## START

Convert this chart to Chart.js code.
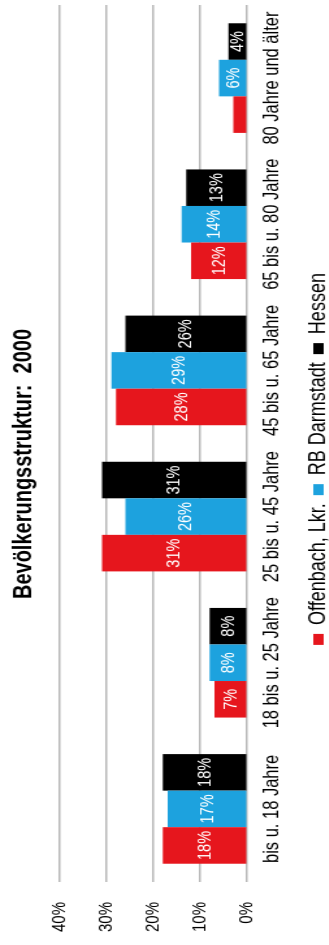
<!DOCTYPE html>
<html>
<head>
<meta charset="utf-8">
<script src="https://cdn.jsdelivr.net/npm/chart.js@4.4.1/dist/chart.umd.min.js"></script>
<style>
  html, body { margin: 0; padding: 0; background: #fff; overflow: hidden; }
  /* the chart is laid out landscape, then turned to read bottom-to-top */
  #wrap {
    position: absolute; left: 0; top: 0;
    width: 945px; height: 264px;
    transform-origin: 0 0;
    transform: translateY(945px) rotate(-90deg) scaleY(1.3);
  }
  canvas { display: block; }
</style>
</head>
<body>
<div id="wrap"><canvas id="c" width="945" height="264"></canvas></div>
<script>
const categories = [
  'bis u. 18 Jahre',
  '18 bis u. 25 Jahre',
  '25 bis u. 45 Jahre',
  '45 bis u. 65 Jahre',
  '65 bis u. 80 Jahre',
  '80 Jahre und älter'
];
const seriesNames = ['Offenbach, Lkr.', 'RB Darmstadt', 'Hessen'];
const offenbach   = [18, 7, 31, 28, 12, 3];
const rbDarmstadt = [17, 8, 26, 29, 14, 6];
const hessen      = [18, 8, 31, 26, 13, 4];
const valueTicks  = [0, 10, 20, 30, 40];
const titleText   = 'Bevölkerungsstruktur:  2000';

const FONT = '"Liberation Sans", Arial, Helvetica, sans-serif';
const colors = ['#e6161d', '#1da2de', '#000000'];

// white percentage labels in the middle of each bar (skipped when the bar is too short)
const barLabels = {
  id: 'barLabels',
  afterDatasetsDraw(chart) {
    const ctx = chart.ctx;
    const size = 14.5;
    ctx.save();
    ctx.font = size + 'px ' + FONT;
    ctx.fillStyle = '#ffffff';
    ctx.textAlign = 'center';
    ctx.textBaseline = 'middle';
    chart.data.datasets.forEach((ds, i) => {
      chart.getDatasetMeta(i).data.forEach((bar, j) => {
        const len = bar.base - bar.y;
        if (len < size * 0.8) return;
        ctx.fillText(ds.data[j] + '%', bar.x, (bar.y + bar.base) / 2 + 0.5);
      });
    });
    ctx.restore();
  }
};

// title and legend sit a little right of the canvas centre
const boxShift = {
  id: 'boxShift',
  afterLayout(chart) {
    [[chart.legend, 16], [chart.titleBlock, 11]].forEach(([box, dx]) => {
      if (!box) return;
      box.left += dx;
      box.right += dx;
    });
  }
};

const seriesData = [offenbach, rbDarmstadt, hessen];

new Chart(document.getElementById('c'), {
  type: 'bar',
  data: {
    labels: categories,
    datasets: seriesNames.map((name, i) => ({
      label: name,
      data: seriesData[i],
      backgroundColor: colors[i],
      borderColor: colors[i],
      borderWidth: 0,
      categoryPercentage: 0.75,
      barPercentage: 1.0
    }))
  },
  options: {
    responsive: false,
    animation: false,
    devicePixelRatio: 1,
    layout: { padding: { left: 0, right: 5, top: 0, bottom: 0 } },
    plugins: {
      title: {
        display: true,
        text: titleText,
        color: '#000',
        font: { family: FONT, size: 20, weight: 'bold' },
        padding: { top: 6.8, bottom: 15.2 }
      },
      legend: {
        position: 'bottom',
        labels: {
          color: '#000',
          font: { family: FONT, size: 18 },
          boxWidth: 11,
          boxHeight: 8,
          padding: 8
        }
      },
      tooltip: { enabled: false }
    },
    scales: {
      x: {
        grid: { display: false, drawTicks: false },
        border: { display: false },
        ticks: {
          color: '#000',
          font: { family: FONT, size: 16.5 },
          autoSkip: false,
          maxRotation: 0,
          minRotation: 0,
          padding: 9
        }
      },
      y: {
        min: valueTicks[0],
        max: valueTicks[valueTicks.length - 1],
        afterBuildTicks(scale) {
          scale.ticks = valueTicks.map(v => ({ value: v }));
        },
        afterFit(scale) { scale.width = 63; },
        grid: { color: '#b8b8b8', lineWidth: 1.5, drawTicks: false },
        border: { display: false },
        ticks: {
          color: '#000',
          font: { family: FONT, size: 15 },
          padding: 20,
          callback: v => v + '%'
        }
      }
    }
  },
  plugins: [barLabels, boxShift]
});
</script>
</body>
</html>
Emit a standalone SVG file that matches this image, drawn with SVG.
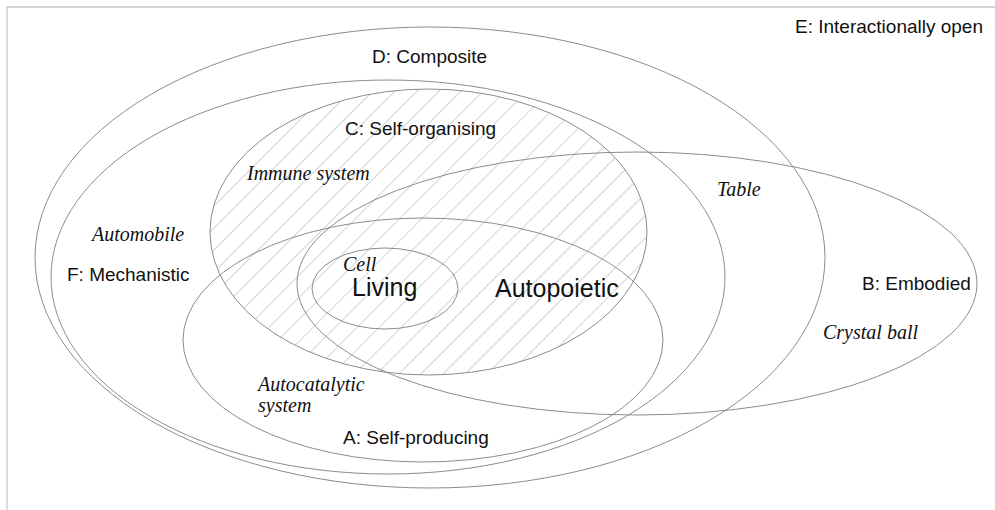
<svg xmlns="http://www.w3.org/2000/svg" width="995" height="510" viewBox="0 0 995 510">
<style>
.set{fill:none;stroke:#8c8c8c;stroke-width:1}
.lab{font-family:"Liberation Sans",Arial,sans-serif;font-size:19px;fill:#111}
.big{font-family:"Liberation Sans",Arial,sans-serif;font-size:25px;fill:#111}
.ex{font-family:"Liberation Serif","Times New Roman",serif;font-style:italic;font-size:20px;fill:#111}
.frame{stroke:#c8c8c8;stroke-width:1.3;fill:none}
</style>
<defs>
<pattern id="hatch" width="15.6" height="10" patternUnits="userSpaceOnUse" patternTransform="rotate(45)">
<line x1="0" y1="-1" x2="0" y2="11" stroke="#a8a8a8" stroke-width="1"/>
</pattern>
</defs>
<rect width="995" height="510" fill="#fff"/>
<path class="frame" d="M7,510 V7 H995"/>
<g id="E">
<text class="lab" x="795" y="33">E: Interactionally open</text>
</g>
<g id="C">
<ellipse cx="428.5" cy="232" rx="218.5" ry="143" fill="url(#hatch)" stroke="none"/>
<ellipse class="set" cx="428.5" cy="232" rx="218.5" ry="143"/>
<text class="lab" x="345" y="135">C: Self-organising</text>
<text class="ex" x="247" y="180">Immune system</text>
</g>
<g id="D">
<ellipse class="set" cx="430" cy="257.5" rx="395" ry="230.5"/>
<text class="lab" x="372" y="63">D: Composite</text>
</g>
<g id="F">
<ellipse class="set" cx="388" cy="277" rx="337" ry="197"/>
<text class="lab" x="67" y="281">F: Mechanistic</text>
<text class="ex" x="92" y="241">Automobile</text>
<text class="ex" x="717" y="196">Table</text>
</g>
<g id="A">
<ellipse class="set" cx="423" cy="340" rx="240" ry="122"/>
<text class="lab" x="343" y="444">A: Self-producing</text>
<text class="ex" x="258" y="391">Autocatalytic</text>
<text class="ex" x="258" y="412">system</text>
</g>
<g id="B">
<ellipse class="set" cx="637" cy="283.5" rx="340" ry="131.5"/>
<text class="lab" x="862" y="290">B: Embodied</text>
<text class="ex" x="823" y="339">Crystal ball</text>
</g>
<g id="Autopoietic">
<text class="big" x="495" y="297">Autopoietic</text>
</g>
<g id="Living">
<ellipse class="set" cx="385" cy="288.5" rx="73" ry="40.5"/>
<text class="big" x="352" y="296">Living</text>
<text class="ex" x="343" y="271">Cell</text>
</g>
<g id="connectors"/>
</svg>
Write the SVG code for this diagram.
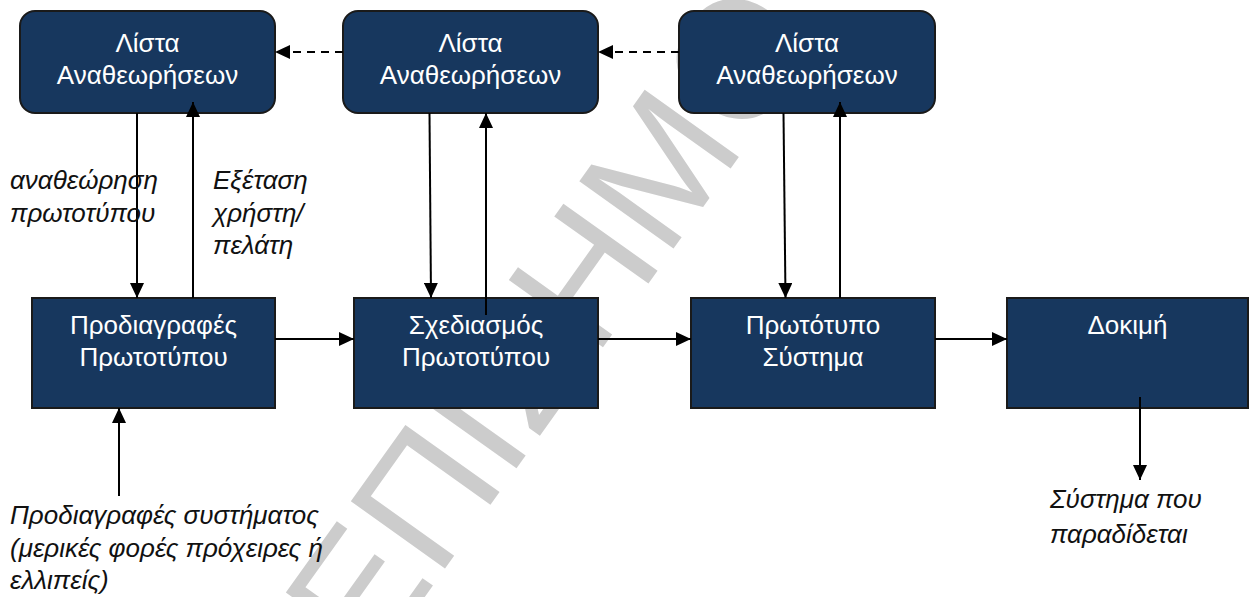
<svg xmlns="http://www.w3.org/2000/svg" width="1249" height="597" viewBox="0 0 1249 597">
  <style>
    .box { fill: #17375e; stroke: #1a1a1a; stroke-width: 2; }
    .lbl { font-family: "Liberation Sans", Arial, sans-serif; font-size: 26px; fill: #ffffff; text-anchor: middle; }
    .note { font-family: "Liberation Sans", Arial, sans-serif; font-size: 26px; font-style: italic; fill: #111111; }
    .conn { stroke: #000000; stroke-width: 2; fill: none; }
    .dash { stroke-dasharray: 8 6; }
    .wm { font-family: "Liberation Sans", Arial, sans-serif; font-size: 168px; fill: #cccccc; }
  </style>
  <defs>
    <marker id="arr" viewBox="0 0 15 14" refX="15" refY="7" markerWidth="15" markerHeight="14" markerUnits="userSpaceOnUse" orient="auto">
      <path d="M0,0 L15,7 L0,14 z" fill="#000000"/>
    </marker>
  </defs>

  <rect width="1249" height="597" fill="#ffffff"/>

  <!-- background stamp -->
  <text class="wm" transform="translate(372,671) rotate(-54.5)">ΕΠΙΣΗΜΟ</text>

  <!-- top row: revision lists -->
  <g id="list1">
    <rect class="box" x="20" y="11" width="255" height="102" rx="15"/>
    <text class="lbl" x="147.5" y="52">Λίστα</text>
    <text class="lbl" x="147.5" y="84">Αναθεωρήσεων</text>
  </g>
  <g id="list2">
    <rect class="box" x="343" y="11" width="255" height="102" rx="15"/>
    <text class="lbl" x="470.5" y="52">Λίστα</text>
    <text class="lbl" x="470.5" y="84">Αναθεωρήσεων</text>
  </g>
  <g id="list3">
    <rect class="box" x="679" y="11" width="256" height="102" rx="15"/>
    <text class="lbl" x="807" y="52">Λίστα</text>
    <text class="lbl" x="807" y="84">Αναθεωρήσεων</text>
  </g>

  <!-- bottom row: process stages -->
  <g id="spec">
    <rect class="box" x="32" y="298" width="243" height="110"/>
    <text class="lbl" x="153.5" y="334">Προδιαγραφές</text>
    <text class="lbl" x="153.5" y="366">Πρωτοτύπου</text>
  </g>
  <g id="design">
    <rect class="box" x="354" y="298" width="244" height="110"/>
    <text class="lbl" x="476" y="334">Σχεδιασμός</text>
    <text class="lbl" x="476" y="366">Πρωτοτύπου</text>
  </g>
  <g id="prototype">
    <rect class="box" x="691" y="298" width="244" height="110"/>
    <text class="lbl" x="813" y="334">Πρωτότυπο</text>
    <text class="lbl" x="813" y="366">Σύστημα</text>
  </g>
  <g id="test">
    <rect class="box" x="1007" y="298" width="241" height="110"/>
    <text class="lbl" x="1127.5" y="334">Δοκιμή</text>
  </g>

  <!-- connectors -->
  <g id="connectors">
    <!-- dashed links between revision lists -->
    <line class="conn dash" x1="343" y1="52" x2="275" y2="52" marker-end="url(#arr)"/>
    <line class="conn dash" x1="679" y1="52" x2="598" y2="52" marker-end="url(#arr)"/>
    <!-- main flow -->
    <line class="conn" x1="275" y1="339" x2="354" y2="339" marker-end="url(#arr)"/>
    <line class="conn" x1="598" y1="339" x2="691" y2="339" marker-end="url(#arr)"/>
    <line class="conn" x1="935" y1="339" x2="1007" y2="339" marker-end="url(#arr)"/>
    <!-- feedback loops -->
    <line class="conn" x1="137" y1="113" x2="137" y2="298" marker-end="url(#arr)"/>
    <line class="conn" x1="193" y1="298" x2="193" y2="102" marker-end="url(#arr)"/>
    <line class="conn" x1="429.5" y1="113" x2="431" y2="298" marker-end="url(#arr)"/>
    <line class="conn" x1="486" y1="315" x2="486" y2="113" marker-end="url(#arr)"/>
    <line class="conn" x1="783.5" y1="113" x2="785.5" y2="298" marker-end="url(#arr)"/>
    <line class="conn" x1="840" y1="298" x2="840" y2="102" marker-end="url(#arr)"/>
    <!-- input and output -->
    <line class="conn" x1="119" y1="496" x2="119" y2="408" marker-end="url(#arr)"/>
    <line class="conn" x1="1140" y1="397" x2="1140" y2="480" marker-end="url(#arr)"/>
  </g>

  <!-- annotations -->
  <g id="notes">
    <text class="note" x="10" y="189">αναθεώρηση</text>
    <text class="note" x="10" y="221.5">πρωτοτύπου</text>
    <text class="note" x="213" y="189">Εξέταση</text>
    <text class="note" x="213" y="221.5">χρήστη/</text>
    <text class="note" x="213" y="254">πελάτη</text>
    <text class="note" x="10" y="524">Προδιαγραφές συστήματος</text>
    <text class="note" x="10" y="556.5">(μερικές φορές πρόχειρες ή</text>
    <text class="note" x="10" y="589">ελλιπείς)</text>
    <text class="note" x="1050" y="508">Σύστημα που</text>
    <text class="note" x="1050" y="543">παραδίδεται</text>
  </g>
</svg>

## END

Your task is to restate word for word the lines from the top of the data to the line containing "const seriesData = [offenbach, rbDarmstadt, hessen];", both ends included, with every picture left out.

Convert this chart to Chart.js code.
<!DOCTYPE html>
<html>
<head>
<meta charset="utf-8">
<script src="https://cdn.jsdelivr.net/npm/chart.js@4.4.1/dist/chart.umd.min.js"></script>
<style>
  html, body { margin: 0; padding: 0; background: #fff; overflow: hidden; }
  /* the chart is laid out landscape, then turned to read bottom-to-top */
  #wrap {
    position: absolute; left: 0; top: 0;
    width: 945px; height: 264px;
    transform-origin: 0 0;
    transform: translateY(945px) rotate(-90deg) scaleY(1.3);
  }
  canvas { display: block; }
</style>
</head>
<body>
<div id="wrap"><canvas id="c" width="945" height="264"></canvas></div>
<script>
const categories = [
  'bis u. 18 Jahre',
  '18 bis u. 25 Jahre',
  '25 bis u. 45 Jahre',
  '45 bis u. 65 Jahre',
  '65 bis u. 80 Jahre',
  '80 Jahre und älter'
];
const seriesNames = ['Offenbach, Lkr.', 'RB Darmstadt', 'Hessen'];
const offenbach   = [18, 7, 31, 28, 12, 3];
const rbDarmstadt = [17, 8, 26, 29, 14, 6];
const hessen      = [18, 8, 31, 26, 13, 4];
const valueTicks  = [0, 10, 20, 30, 40];
const titleText   = 'Bevölkerungsstruktur:  2000';

const FONT = '"Liberation Sans", Arial, Helvetica, sans-serif';
const colors = ['#e6161d', '#1da2de', '#000000'];

// white percentage labels in the middle of each bar (skipped when the bar is too short)
const barLabels = {
  id: 'barLabels',
  afterDatasetsDraw(chart) {
    const ctx = chart.ctx;
    const size = 14.5;
    ctx.save();
    ctx.font = size + 'px ' + FONT;
    ctx.fillStyle = '#ffffff';
    ctx.textAlign = 'center';
    ctx.textBaseline = 'middle';
    chart.data.datasets.forEach((ds, i) => {
      chart.getDatasetMeta(i).data.forEach((bar, j) => {
        const len = bar.base - bar.y;
        if (len < size * 0.8) return;
        ctx.fillText(ds.data[j] + '%', bar.x, (bar.y + bar.base) / 2 + 0.5);
      });
    });
    ctx.restore();
  }
};

// title and legend sit a little right of the canvas centre
const boxShift = {
  id: 'boxShift',
  afterLayout(chart) {
    [[chart.legend, 16], [chart.titleBlock, 11]].forEach(([box, dx]) => {
      if (!box) return;
      box.left += dx;
      box.right += dx;
    });
  }
};

const seriesData = [offenbach, rbDarmstadt, hessen];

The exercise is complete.